Si l'on est forcé de convenir que la fable de cette comédie n'est pas sans reproche, on est au moins dédommagé par une foule de détails piquaus et comiques.
Il est bien certain que la mystification préparée contre le jeune homme, n'est pas d'un genre assez probable et ne présente pas un amusement réel à cette famille mystifiante : il est certain qu'on ne voit pas quel serait le but de ces déguisemens qui n'ont rien de saillant : il est encore certain que ce sont des scènes à tiroir, détachées, qui n'ont pas ensemble la liaison dramatique et la gradation d'intérêt qu'on exige. dans une comédie ; mais il est certain aussi que les scènes prises à part et isolément, pétillant de gaîté et d'esprit, et qu'on retrouve dans le style et dans la versification, la manière élégante et ingénieuse de l'auteur de l'Inconstant, des Châteaux en Expagne, de l'Optimiste, du Vieux Célibataire, et de l'École des mœurs.
Ceux qui lui reprocheraient d'avoir tracé une comédié moins. forte que les ouvrages dont nous venons de rappeler les titres ne savent-ils donc pas qu'un très-grand talent ne dédaigne pas toujours de traiter des sujets légers ; que Raphaël a plus d'une fois fait des croquis, et que le génie vigoureux qui produisit les immortelles conceptions du Tartuffe et du Misantrope, laisse quelquefois échapper, par manière de délaissement, des Médecin malgré lui, des Georges Dandin, des Fourberies de Scapin ?
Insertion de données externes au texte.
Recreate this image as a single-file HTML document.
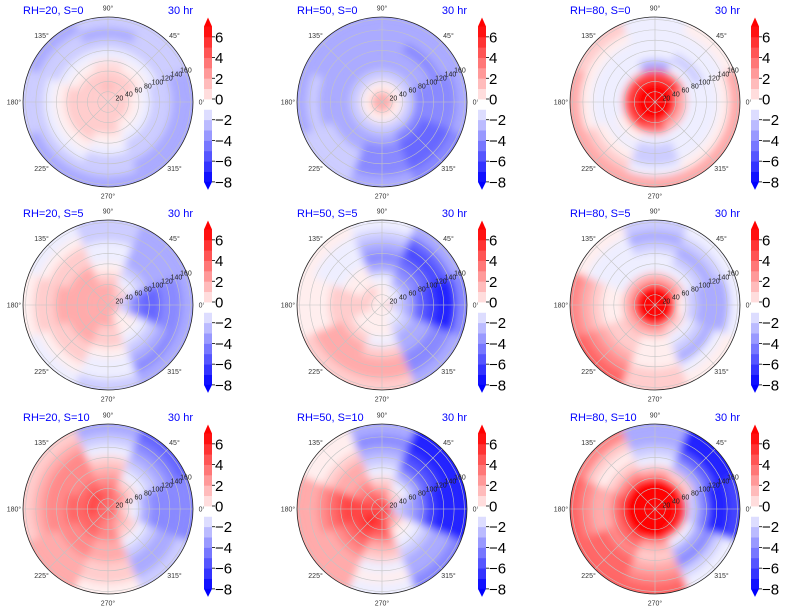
<!DOCTYPE html>
<html><head><meta charset="utf-8"><style>
html,body{margin:0;padding:0;background:#fff;}
svg{display:block;font-family:"Liberation Sans",sans-serif;}
</style></head><body>
<svg id="fig" width="787" height="612" viewBox="0 0 787 612" xmlns="http://www.w3.org/2000/svg">
<defs>
<filter id="blur" x="-20%" y="-20%" width="140%" height="140%"><feGaussianBlur stdDeviation="4"/></filter>
</defs>
</svg>
<script>
const titles = ["RH=20, S=0","RH=50, S=0","RH=80, S=0","RH=20, S=5","RH=50, S=5","RH=80, S=5","RH=20, S=10","RH=50, S=10","RH=80, S=10"];
const sectorAngles = [0,45,90,135,180,225,270,315];
const radialTicks = [20,40,60,80,100,120,140,160];
const angleTicks = [0,45,90,135,180,225,270,315];
const cbarTicks = [6,4,2,0,-2,-4,-6,-8];
const levelMin = -8, levelMax = 7;
const p1 = [[1,1,1,1,1,1,1,1],[1,1,1.5,1,1,1,1,1],[0,1,1,1,1,1,1,0],[-1,0,0.5,0,1,1,0,-1],[-2,-1,-1,-1,0,0,-1,-2],[-2,-2,-2,-2,-1,-1,-2,-2],[-3,-2,-3,-2,-2,-2,-2,-3],[-3,-2,-2,-3,-2,-3,-3,-3]];
const p2 = [[2,2,2,2,2,2,2,2],[0,0,0,0,0,0,0,0],[-2,-2,-2,-2,-2,-2,-2,-2],[-4,-3,-3,-3,-3,-3,-3,-4],[-4,-3,-3,-3,-3,-3,-4,-5],[-4,-4,-3,-3,-3,-2,-4,-5],[-4,-3,-3,-3,-2,-2,-4,-5],[-3,-3,-3,-3,-3,-2,-3,-4]];
const p3 = [[8,8,8,8,8,8,8,8],[8,8,8,8,8,8,8,8],[2,5,5,5,5,5,4,2],[-1,-1,-3,-1,-1,0,-1,-1],[-1,-2,-1,-1,-1,-1,-2,-1],[-1,-1,-1,-1,-1,0,-2,-1],[0,-1,-1,0,0,1,-1,0],[2,0,-1,1,2,2,2,2]];
const p4 = [[2,2,2,2,2,2,2,2],[-2,1,2,2,2,2,2,0],[-4,-1,1,2,2,2,1,0],[-5,-2,0,2,2,2,1,-1],[-5,-3,-1,1,2,1,0,-2],[-4,-3,-1,1,1,1,-1,-3],[-4,-3,-2,0,1,0,-1,-4],[-3,-3,-2,-1,0,-1,-2,-3]];
const p5 = [[1,0,0,0,0,0,0,0],[-2,-1,0,1,1,0,0,-1],[-3,-3,-1,0,1,0,0,-2],[-5,-4,-3,0,1,1,-1,-3],[-6,-5,-4,-1,1,2,1,-3],[-7,-6,-3,-1,0,2,2,-4],[-7,-5,-2,-1,0,2,2,-4],[-4,-3,-1,0,0,1,1,-3]];
const p6 = [[8,8,8,8,8,8,8,8],[8,8,8,8,8,8,8,8],[0,2,2,2,2,2,2,1],[-2,-1,-1,-1,0,1,0,-1],[-3,-2,-1,-1,0,1,0,-2],[-3,-3,-2,-1,1,2,0,-3],[-3,-2,-3,-1,2,3,1,-1],[-1,-1,-2,0,3,4,1,0]];
const p7 = [[4,4,4,4,4,4,4,4],[1,3,4,5,5,4,3,2],[-1,1,3,4,4,4,3,1],[-3,-1,2,3,4,3,2,-1],[-4,-2,1,3,3,3,2,-2],[-4,-3,-1,3,3,2,1,-3],[-4,-4,-2,2,2,2,1,-3],[-4,-5,-3,1,1,2,0,-2]];
const p8 = [[5,5,5,5,5,5,5,5],[-2,1,3,4,5,6,5,2],[-3,-1,1,3,5,5,4,0],[-4,-3,-1,2,5,4,2,-1],[-6,-5,-2,2,4,3,1,-2],[-7,-6,-3,1,3,2,-1,-3],[-7,-7,-4,0,2,2,0,-3],[-7,-7,-3,0,2,2,-1,-4]];
const p9 = [[8,8,8,8,8,8,8,8],[8,8,8,8,8,8,8,8],[6,8,8,8,8,8,8,6],[-2,1,2,3,4,4,2,-1],[-4,-3,-1,1,2,3,1,-3],[-7,-5,-2,0,2,4,2,-4],[-7,-7,-3,1,3,4,3,-2],[-6,-7,-3,3,4,4,4,-1]];
const fields = [p1,p2,p3,p4,p5,p6,p7,p8,p9];

const NS = "http://www.w3.org/2000/svg";
const svg = document.getElementById('fig');
const colOff = [0,274,547], rowOff = [0,203,407];
const CX = 108, CY = 102, R = 85, RMAX = 165;
function mk(tag, attrs, parent){const e=document.createElementNS(NS,tag);for(const k in attrs)e.setAttribute(k,attrs[k]);parent.appendChild(e);return e;}
function color(v){
  v=Math.max(levelMin,Math.min(levelMax,v));
  const t=(v-levelMin)/(levelMax-levelMin);
  let r,g,b;
  if(t<0.5){r=g=Math.round(255*2*t);b=255;}else{r=255;g=b=Math.round(255*2*(1-t));}
  return `rgb(${r},${g},${b})`;
}
function rScale(v){return v/RMAX*R;}
function pt(cx,cy,r,deg){const a=deg*Math.PI/180;return [cx+r*Math.cos(a),cy-r*Math.sin(a)];}

fields.forEach((f,i)=>{
  const ox=colOff[i%3], oy=rowOff[Math.floor(i/3)];
  const cx=CX+ox, cy=CY+oy;
  const g=mk('g',{},svg);
  
  
  const cid='clip'+i;
  const cp=mk('clipPath',{id:cid},g);
  mk('circle',{cx:cx,cy:cy,r:R},cp);
  const clipG=mk('g',{'clip-path':`url(#${cid})`},g);
  const field=mk('g',{filter:'url(#blur)'},clipG);
  
  
  const nR=f.length, step=360/sectorAngles.length;
  for(let ri=0;ri<nR;ri++){
    const r0=R*ri/nR, r1=R*(ri+1)/nR*(ri===nR-1?1.25:1);
    for(let si=0;si<sectorAngles.length;si++){
      const a0=sectorAngles[si]-step/2, a1=sectorAngles[si]+step/2+0.5;
      const p0=pt(cx,cy,r0,a0),p1_=pt(cx,cy,r1,a0),p2_=pt(cx,cy,r1,a1),p3_=pt(cx,cy,r0,a1);
      const d=`M${p0}L${p1_}A${r1},${r1} 0 0 0 ${p2_}L${p3_}`+(r0>0?`A${r0},${r0} 0 0 1 ${p0}`:'')+'Z';
      const w=mk('path',{d:d,fill:color(f[ri][si])},field);
      
      
    }
  }
  radialTicks.forEach(v=>{const c=mk('circle',{cx:cx,cy:cy,r:rScale(v),fill:'none',stroke:'#c4c4c4','stroke-width':0.6},g);
    });
  angleTicks.forEach(a=>{const p=pt(cx,cy,R,a);const l=mk('line',{x1:cx,y1:cy,x2:p[0],y2:p[1],stroke:'#c4c4c4','stroke-width':0.6},g);
    });
  const rim=mk('circle',{cx:cx,cy:cy,r:R,fill:'none',stroke:'#222','stroke-width':0.8},g);
  
  radialTicks.forEach(v=>{const p=pt(cx,cy,rScale(v)+2,22.5);const t=mk('text',{x:p[0],y:p[1]+3,'font-size':7,fill:'#222','text-anchor':'middle'},g);t.textContent=v;
    });
  angleTicks.forEach(a=>{const p=pt(cx,cy,R+9,a);const t=mk('text',{x:p[0],y:p[1]+2.5,'font-size':7,fill:'#333','text-anchor':'middle'},g);t.textContent=a+'°';
    });
  const tl=mk('text',{x:23+ox,y:14+oy,'font-size':11,fill:'#0000ff'},g);tl.textContent=titles[i];
  
  const tr=mk('text',{x:193+ox,y:14+oy,'font-size':11,fill:'#0000ff','text-anchor':'end'},g);tr.textContent='30 hr';
  
  const cb=mk('g',{},g);
  
  const bx=204+ox, bw=8;
  const yv=v=>99+oy-(v*10.36);
  for(let v=levelMin;v<levelMax;v++){
    const r=mk('rect',{x:bx,y:yv(v+1),width:bw,height:yv(v)-yv(v+1)+0.4,fill:color(v+0.5)},cb);
    
  }
  const up=mk('path',{d:`M${bx},${yv(levelMax)}L${bx+bw/2},${yv(levelMax)-9}L${bx+bw},${yv(levelMax)}Z`,fill:color(levelMax)},cb);
  
  const dn=mk('path',{d:`M${bx},${yv(levelMin)}L${bx+bw/2},${yv(levelMin)+8}L${bx+bw},${yv(levelMin)}Z`,fill:color(levelMin)},cb);
  
  cbarTicks.forEach(v=>{
    mk('line',{x1:bx+bw,x2:bx+bw+3,y1:yv(v),y2:yv(v),stroke:'#000','stroke-width':0.8},cb);
    const t=mk('text',{x:bx+bw+3,y:yv(v)+5.5,'font-size':15,fill:'#000'},cb);t.textContent=v<0?'\u2212'+(-v):String(v);
    
  });
});
</script>
</body></html>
Le grand tort de la critique est toujours de comparer ce qui n'a aucune identité, aucun rapport ; son devoir est de juger. non pas si l'ouvrage est ou non-au-dessous des autres du même auteur, mais si son sujet est rempli dans la mesure qu'il comportent ; c'est ce qu'oublient toujours nos Aristarques.
Cette comédie ne saurait donc nuire à la réputation du C. Collin-Harleville : si elle est d'un ordre inférieur à plusieurs de ses autres productions, elle serait encore assez bonne pour faire la réputation d'un auteur qui n'aurait pas atteint sa ligne. Le public, plus juste par réflexion, a donc en raison de modifier la sévérité de son. premier arrêt. L. G.